> _Recorded data_
BEGIN
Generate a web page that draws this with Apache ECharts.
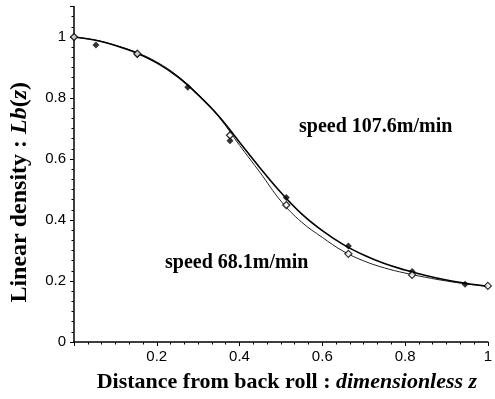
<!DOCTYPE html>
<html>
<head>
<meta charset="utf-8">
<script src="https://cdn.jsdelivr.net/npm/echarts@6/dist/echarts.min.js"></script>
<style>html,body{margin:0;padding:0;background:#fff}#c{width:495px;height:399px}</style>
</head>
<body>
<div id="c"></div>
<script>
// Measured points, speed 107.6 m/min (filled diamonds)
const fastX = [0, 0.053, 0.153, 0.275, 0.377, 0.513, 0.663, 0.817, 0.945];
const fastY = [1.0, 0.974, 0.943, 0.835, 0.66, 0.474, 0.315, 0.231, 0.189];
// Measured points, speed 68.1 m/min (open diamonds)
const slowX = [0, 0.153, 0.377, 0.513, 0.663, 0.817, 1.0];
const slowY = [1.0, 0.945, 0.678, 0.449, 0.289, 0.220, 0.184];
// Fitted curves
const curveX = [0, 0.05, 0.1, 0.15, 0.2, 0.25, 0.3, 0.35, 0.4, 0.45, 0.5, 0.55, 0.6, 0.65, 0.7, 0.75, 0.8, 0.85, 0.9, 0.95, 1.0];
const fastCurve = [1.0, 0.99, 0.972, 0.948, 0.915, 0.87, 0.81, 0.74, 0.655, 0.57, 0.49, 0.42, 0.365, 0.32, 0.285, 0.257, 0.236, 0.218, 0.203, 0.192, 0.183];
const slowCurve = [1.0, 0.99, 0.973, 0.95, 0.918, 0.873, 0.812, 0.738, 0.645, 0.555, 0.462, 0.393, 0.343, 0.298, 0.266, 0.243, 0.226, 0.212, 0.2, 0.19, 0.182];
const xTicks = [0.2, 0.4, 0.6, 0.8, 1];
const yTicks = [0, 0.2, 0.4, 0.6, 0.8, 1];
const labelFast = 'speed 107.6m/min';
const labelSlow = 'speed 68.1m/min';

const zip = (xs, ys) => xs.map((x, i) => [x, ys[i]]);
const chart = echarts.init(document.getElementById('c'), null, {renderer: 'canvas'});
const serif = '"Liberation Serif", "Times New Roman", serif';
const sans = '"Liberation Sans", Arial, sans-serif';
chart.setOption({
  animation: false,
  backgroundColor: '#fff',
  grid: {left: 72, right: 6, top: 6.5, bottom: 57},
  xAxis: {
    type: 'value', min: 0, max: 1, interval: 0.2,
    axisLine: {lineStyle: {color: '#000', width: 1.5}},
    axisTick: {show: true, length: 4, lineStyle: {color: '#000'}},
    minorTick: {show: true, splitNumber: 6, length: 2.5, lineStyle: {color: '#000'}},
    splitLine: {show: false},
    axisLabel: {
      showMinLabel: false, color: '#000', fontFamily: sans, fontSize: 15, margin: 7,
      formatter: v => xTicks.some(t => Math.abs(t - v) < 1e-9) ? String(+v.toFixed(1)) : ''
    },
    name: '{a|Distance from back roll : }{b|dimensionless z}',
    nameLocation: 'middle', nameGap: 29,
    nameTextStyle: {
      padding: [0, 0, 0, 12],
      rich: {
        a: {fontFamily: serif, fontWeight: 'bold', fontSize: 22, color: '#000'},
        b: {fontFamily: serif, fontWeight: 'bold', fontStyle: 'italic', fontSize: 22, color: '#000'}
      }
    }
  },
  yAxis: {
    type: 'value', min: 0, max: 1.1, interval: 0.2,
    axisLine: {show: true, lineStyle: {color: '#000', width: 1.5}},
    axisTick: {show: true, length: 4, lineStyle: {color: '#000'}},
    minorTick: {show: true, splitNumber: 6, length: 2.5, lineStyle: {color: '#000'}},
    splitLine: {show: false},
    axisLabel: {
      showMaxLabel: false, color: '#000', fontFamily: sans, fontSize: 15, margin: 8,
      formatter: v => yTicks.some(t => Math.abs(t - v) < 1e-9) ? String(+v.toFixed(1)) : ''
    },
    name: '{a|Linear density : }{b|Lb}{a|(}{b|z}{a|)}',
    nameLocation: 'middle', nameGap: 42, nameRotate: 90,
    nameTextStyle: {
      padding: [0, 36, 0, 0],
      rich: {
        a: {fontFamily: serif, fontWeight: 'bold', fontSize: 24, color: '#000'},
        b: {fontFamily: serif, fontWeight: 'bold', fontStyle: 'italic', fontSize: 24, color: '#000'}
      }
    }
  },
  series: [
    {type: 'line', data: zip(curveX, slowCurve), smooth: 0.4, symbol: 'none',
     lineStyle: {color: '#222', width: 1}, z: 2},
    {type: 'line', data: zip(curveX, fastCurve), smooth: 0.4, symbol: 'none',
     lineStyle: {color: '#000', width: 1.6}, z: 3},
    {type: 'scatter', data: zip(fastX, fastY), symbol: 'diamond', symbolSize: 7,
     itemStyle: {color: '#000'}, z: 5},
    {type: 'scatter', data: zip(slowX, slowY), symbol: 'diamond', symbolSize: 7,
     itemStyle: {color: '#fff', borderColor: '#000', borderWidth: 1.3}, z: 6}
  ],
  graphic: [
    {type: 'text', left: 299, top: 117, style: {text: labelFast, font: 'bold 20px ' + serif, fill: '#000'}},
    {type: 'text', left: 165, top: 253, style: {text: labelSlow, font: 'bold 20px ' + serif, fill: '#000'}}
  ]
});
</script>
</body>
</html>
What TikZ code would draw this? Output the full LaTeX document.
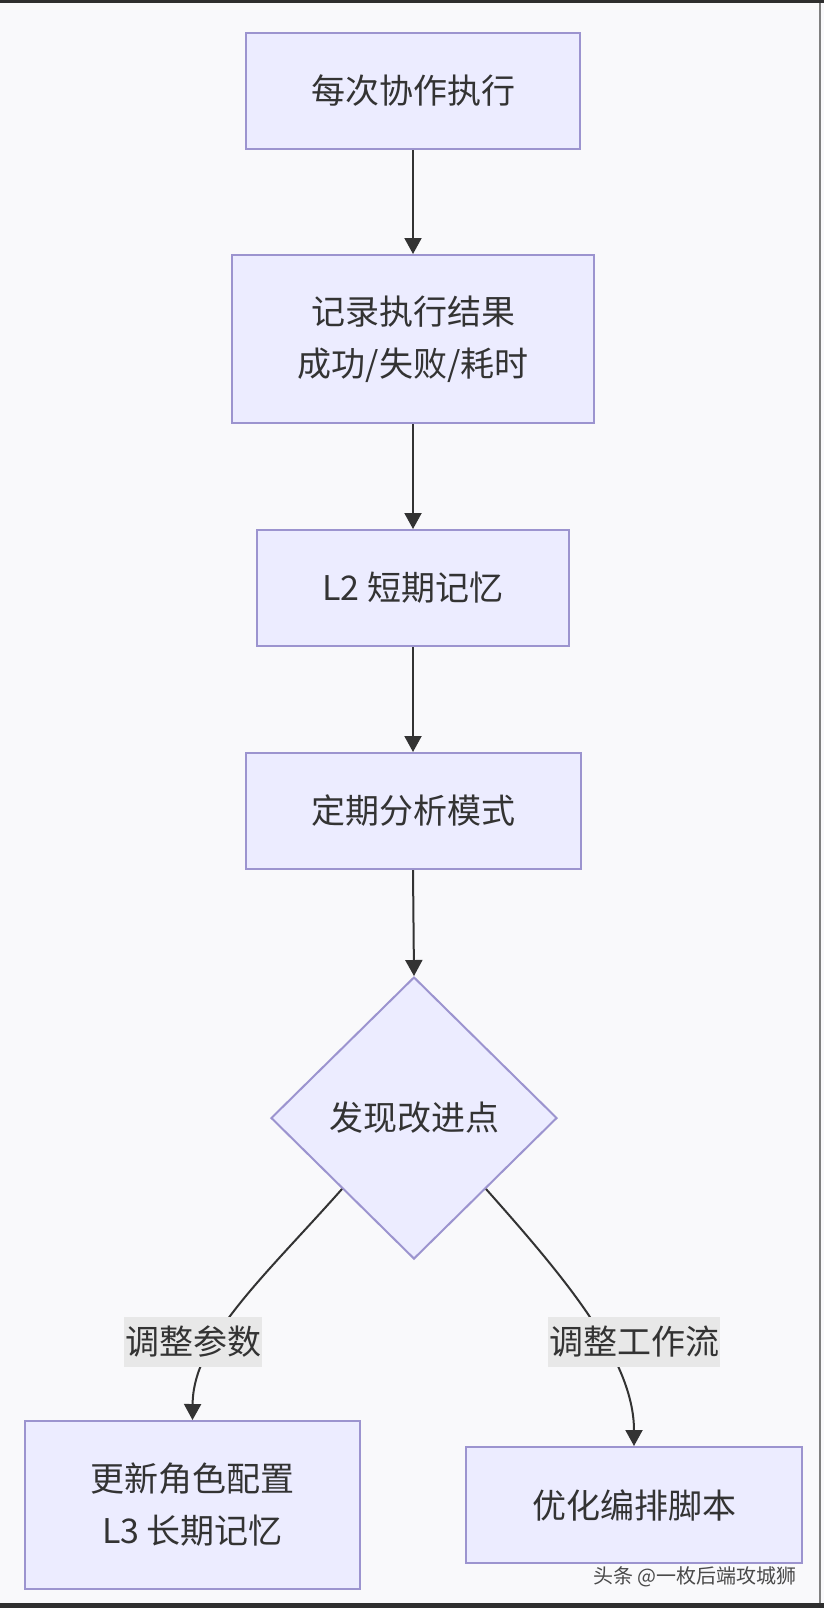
\documentclass[tikz,border=0pt]{standalone}
\usepackage{fontspec}
\setmainfont{Noto Sans CJK SC}
\usetikzlibrary{shapes.geometric,arrows.meta}
\definecolor{boxfill}{HTML}{ECECFF}
\definecolor{boxline}{HTML}{9C94CF}
\definecolor{ink}{HTML}{333333}
\definecolor{paper}{HTML}{F9F9FB}
\definecolor{lblfill}{HTML}{E8E8E8}
\definecolor{frame}{HTML}{2E2E2E}
\definecolor{wmark}{HTML}{4A4A4A}

\begin{document}
\begin{tikzpicture}[x=0.5pt,y=-0.5pt,
    box/.style={draw=boxline,fill=boxfill,line width=1pt,text=ink,align=center,
      inner sep=0pt,font=\fontsize{17}{26}\selectfont},
    decision/.style={box,diamond,aspect=1},
    arr/.style={draw=ink,line width=1pt,-{Triangle[width=8.5pt,length=8pt]}},
    lbl/.style={fill=lblfill,text=ink,inner xsep=0.5pt,inner ysep=0pt,
      minimum height=25pt,font=\fontsize{17}{26}\selectfont}]
    \fill[paper] (0,0) rectangle (824,1608);
    \fill[frame] (0,0) rectangle (824,3);
    \fill[frame] (0,1603) rectangle (824,1608);
    \draw[gray,line width=0.75pt] (820,3) -- (820,1603);
    \useasboundingbox (0,0) rectangle (824,1608);

    \node[box,minimum width=167pt,minimum height=58pt] (exec) at (413,91) {每次协作执行};
    \node[box,minimum width=181pt,minimum height=84pt] (rec) at (413,339) {记录执行结果\\成功/失败/耗时};
    \node[box,minimum width=156pt,minimum height=58pt] (stm) at (413,588) {L2 短期记忆};
    \node[box,minimum width=167.5pt,minimum height=58pt] (ana) at (413,811) {定期分析模式};
    \node[decision,minimum width=143pt,minimum height=141pt] (found) at (414,1118) {发现改进点};
    \node[box,minimum width=167.5pt,minimum height=84pt] (upd) at (192.5,1505) {更新角色配置\\L3 长期记忆};
    \node[box,minimum width=168pt,minimum height=58pt] (opt) at (634,1505) {优化编排脚本};

    \draw[arr] (exec.south) -- (rec.north);
    \draw[arr] (rec.south) -- (stm.north);
    \draw[arr] (stm.south) -- (ana.north);
    \draw[arr] (ana.south) -- (found.north);
    \draw[arr] (found.south west) .. controls (263,1278) and (193,1340) .. (upd.north);
    \draw[arr] (found.south east) .. controls (566,1279) and (634,1360) .. (opt.north);

    \node[lbl] (lpar) at (193,1342) {调整参数};
    \node[lbl] (lflow) at (634,1342) {调整工作流};
    \node[text=wmark,font=\fontsize{10}{12}\selectfont] (wm) at (695,1577) {头条 @一枚后端攻城狮};
\end{tikzpicture}
\end{document}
END
> _What is asked_
Copy down every line of the entries containing the word "this".

> _Result of the task_
Generate a web page that draws this with Apache ECharts.
What TikZ code would draw this? Output the full LaTeX document.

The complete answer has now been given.